Count every line below that contains "matplotlib", then state the total with no other output.
/---
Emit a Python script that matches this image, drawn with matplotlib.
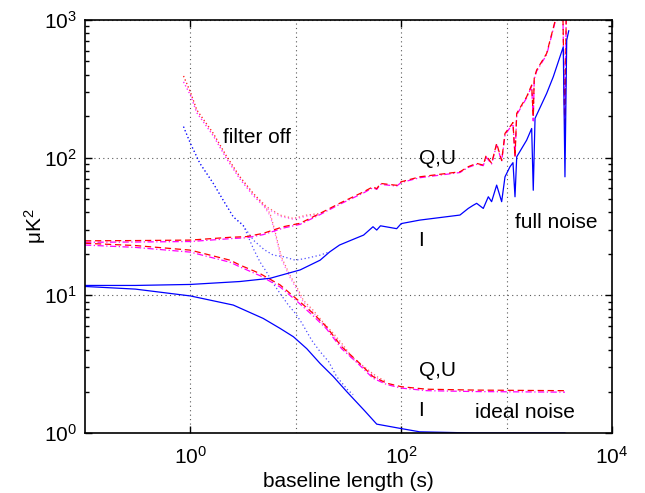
import matplotlib
matplotlib.use("Agg")
import matplotlib.pyplot as plt
from matplotlib.ticker import LogLocator, FixedLocator, NullFormatter

plt.rcParams["font.family"] = ["Liberation Sans", "DejaVu Sans"]
plt.rcParams["mathtext.fontset"] = "custom"
plt.rcParams["mathtext.rm"] = "Liberation Sans"
plt.rcParams["mathtext.it"] = "Liberation Sans:italic"

# === Full noise: I ===
full_i_x = [0.1, 0.3, 1, 2.95, 5.7, 11, 17, 21, 26, 35, 44, 54, 58.6, 63.6, 90.6, 100, 150, 361,
            433, 480, 520, 601, 671, 721, 805, 898, 966, 1077, 1150, 1202, 1248, 1550, 1730, 1791,
            1862, 2400, 2774, 3450, 3580, 3720, 3890]
full_i_y = [11.8, 11.8, 12.0, 12.6, 13.3, 15.3, 18.0, 20.7, 23.2, 25.5, 27.4, 31.5, 29.8, 32.0, 30.5, 33.2,
            35.2, 38.3, 42.8, 45.0, 46.6, 42.8, 52.0, 47.9, 63.2, 47.9, 72.6, 85.9, 92.0, 52.0, 101.5, 134,
            163, 58.0, 193, 293, 387, 638, 72.6, 715, 835]

# === Full noise: Q (red) and U (magenta) ===
full_q_x = [0.1, 0.3, 1, 2.38, 3.4, 4.9, 7.6, 11, 17, 26, 44, 54, 58.6, 63.6, 90.6, 100, 150, 361,
            433, 520, 601, 640, 721, 805, 898, 966, 1077, 1150, 1202, 1248, 1550, 1730, 1791, 1830,
            1928, 2400, 2900, 3400, 3580, 3700]
full_q_y = [24.9, 25.0, 25.2, 26.4, 26.7, 28.2, 31.5, 33.4, 39.4, 46.6, 56.5, 61.5, 59.5, 65.0, 63.0, 66.8,
            72.6, 79.0, 86.0, 90.9, 88.3, 104, 91.0, 127, 95.5, 150, 168, 180, 101.5, 210, 277, 337,
            198, 380, 433, 572, 1000, 1500, 142, 1700]
full_u_x = [0.1, 0.3, 1, 2.38, 3.4, 4.9, 7.6, 11, 17, 26, 44, 54, 58.6, 63.6, 90.6, 100, 150, 361,
            433, 520, 601, 640, 721, 805, 898, 966, 1077, 1150, 1202, 1248, 1550, 1730, 1791, 1830,
            1928, 2400, 2900, 3400, 3580, 3700]
full_u_y = [24.3, 24.4, 24.6, 25.8, 26.2, 27.6, 30.8, 32.8, 38.6, 45.8, 55.5, 60.5, 58.8, 64.0, 62.2, 66.0,
            71.5, 78.0, 85.0, 89.5, 87.5, 101, 90.0, 124, 94.0, 146, 165, 176, 101.5, 205, 272, 330,
            185, 372, 425, 560, 980, 1450, 142, 1650]

# === Ideal noise ===
ideal_i_x = [0.1, 0.3, 1, 2.55, 4.9, 7.1, 9.5, 12.7, 17, 22.7, 30.4, 45, 58.6, 98, 150, 500, 3580]
ideal_i_y = [11.6, 11.1, 9.9, 8.5, 6.8, 5.75, 5.0, 4.1, 3.2, 2.57, 2.0, 1.45, 1.16, 1.08, 1.02, 1.0, 1.0]
ideal_q_x = [0.1, 0.3, 1, 2.38, 2.95, 4.57, 7.1, 10.2, 14.6, 19.6, 27.2, 38.8, 54, 73, 100, 175, 500, 3580]
ideal_q_y = [23.9, 23.0, 21.3, 18.0, 16.6, 14.4, 11.9, 9.4, 7.4, 5.9, 4.24, 3.3, 2.57, 2.3, 2.17, 2.08, 2.05, 2.03]
ideal_u_y = [23.2, 22.3, 20.6, 17.4, 16.1, 13.9, 11.5, 9.1, 7.1, 5.7, 4.1, 3.2, 2.5, 2.25, 2.12, 2.03, 2.0, 1.98]

# === Filter off (dotted) ===
off_full_i_x = [0.86, 1.0, 1.23, 1.65, 2.05, 2.55, 3.17, 4.0, 5.0, 6.1, 7.6, 9.9, 12.7, 17, 21]
off_full_i_y = [168, 127, 91, 65, 49, 37.2, 32.0, 25.0, 21.5, 19.6, 19.1, 18.0, 18.6, 19.6, 20.7]
off_ideal_i_x = [0.86, 1.0, 1.23, 1.65, 2.05, 2.55, 3.17, 3.95, 4.57, 5.27, 6.1, 7.3, 8.5, 9.9, 11.4,
                 14.2, 17, 20.5, 24.4, 31.2, 35]
off_ideal_i_y = [168, 127, 91, 65, 49, 37.2, 32.4, 21.9, 17.5, 14.8, 12.2, 10.0, 8.5, 7.4, 6.3,
                 4.7, 3.9, 3.3, 2.57, 2.05, 1.9]
off_full_q_x = [0.86, 1.0, 1.15, 1.65, 2.21, 2.95, 3.95, 5.3, 7.1, 9.5, 12.7, 17]
off_full_q_y = [392, 300, 222, 150, 102, 72.6, 55, 44, 38.3, 36.2, 38.3, 39.4]
off_full_u_y = [355, 285, 212, 144, 98, 70, 53, 43, 37.5, 35.6, 37.6, 38.6]
off_ideal_q_x = [0.86, 1.0, 1.15, 1.65, 2.21, 2.95, 3.95, 5.0, 5.7, 6.3, 7.3, 8.8, 10.6, 11.8, 14.6,
                 18.4, 22.7, 27.2, 33.8, 46.4, 58.6, 73]
off_ideal_q_y = [392, 300, 222, 150, 102, 72.6, 55, 45, 39.4, 30, 19, 14.0, 10.9, 9.2, 7.8,
                 6.3, 5.3, 4.5, 3.6, 2.95, 2.57, 2.36]
off_ideal_u_y = [355, 285, 212, 144, 98, 70, 53, 44, 38, 29, 18.3, 13.5, 10.5, 8.9, 7.5,
                 6.1, 5.1, 4.35, 3.5, 2.9, 2.5, 2.3]

# === Figure ===
fig = plt.figure(figsize=(6.45, 4.93), dpi=100)
ax = fig.add_axes([0.1318, 0.1217, 0.8170, 0.8377])

dot = (0, (1, 2))
dash = (0, (5, 3))
dashdot = (0, (5, 2, 1, 2))
lw = 0.9

# filter off
ax.plot(off_full_i_x, off_full_i_y, color="blue", ls=dot, lw=lw, alpha=0.7)
ax.plot(off_ideal_i_x, off_ideal_i_y, color="blue", ls=dot, lw=lw, alpha=0.7)
ax.plot(off_full_q_x, off_full_q_y, color="red", ls=dot, lw=lw, alpha=0.6)
ax.plot(off_full_q_x, off_full_u_y, color="magenta", ls=dot, lw=lw, alpha=0.6)
ax.plot(off_ideal_q_x, off_ideal_q_y, color="red", ls=dot, lw=lw, alpha=0.6)
ax.plot(off_ideal_q_x, off_ideal_u_y, color="magenta", ls=dot, lw=lw, alpha=0.6)

# filter on
ax.plot(full_u_x, full_u_y, color="magenta", ls=dashdot, lw=lw)
ax.plot(full_q_x, full_q_y, color="red", ls=dash, lw=lw)
ax.plot(ideal_q_x, ideal_u_y, color="magenta", ls=dashdot, lw=lw)
ax.plot(ideal_q_x, ideal_q_y, color="red", ls=dash, lw=lw)
ax.plot(full_i_x, full_i_y, color="blue", ls="-", lw=lw)
ax.plot(ideal_i_x, ideal_i_y, color="blue", ls="-", lw=lw)

# === Axes ===
ax.set_xscale("log")
ax.set_yscale("log")
ax.set_xlim(0.1, 1e4)
ax.set_ylim(1, 1e3)

ax.xaxis.set_major_locator(FixedLocator([1, 100, 1e4]))
ax.xaxis.set_minor_locator(FixedLocator([10, 1000]))
ax.xaxis.set_minor_formatter(NullFormatter())
ax.yaxis.set_major_locator(LogLocator(base=10, numticks=10))
ax.yaxis.set_minor_locator(LogLocator(base=10, subs=range(2, 10), numticks=10))
ax.yaxis.set_minor_formatter(NullFormatter())

ax.tick_params(which="both", direction="in", top=True, right=True, labelsize=15, width=1)
ax.tick_params(which="major", length=5, pad=6)
ax.tick_params(axis="x", which="major", pad=9)
ax.tick_params(which="minor", length=3)
ax.tick_params(axis="x", which="minor", length=0)
for s in ax.spines.values():
    s.set_linewidth(1.2)

grid_style = dict(ls=(0, (1, 3)), color="0.35", lw=0.8)
ax.grid(True, which="major", axis="y", **grid_style)
ax.grid(True, which="both", axis="x", **grid_style)

ax.set_xlabel("baseline length (s)", fontsize=15, labelpad=3)
ax.set_ylabel("μK$^2$", fontsize=15, labelpad=-3)

# === Labels ===
txt = dict(fontsize=15, ha="center", va="center")
ax.text(4.28, 139, "filter off", **txt)
ax.text(219, 99, "Q,U", **txt)
ax.text(2945, 34, "full noise", **txt)
ax.text(154, 25, "I", **txt)
ax.text(219, 2.85, "Q,U", **txt)
ax.text(154, 1.45, "I", **txt)
ax.text(1496, 1.42, "ideal noise", **txt)

fig.savefig("out.png", dpi=100)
\---
RESPONSE TO THE EXERCISE: 5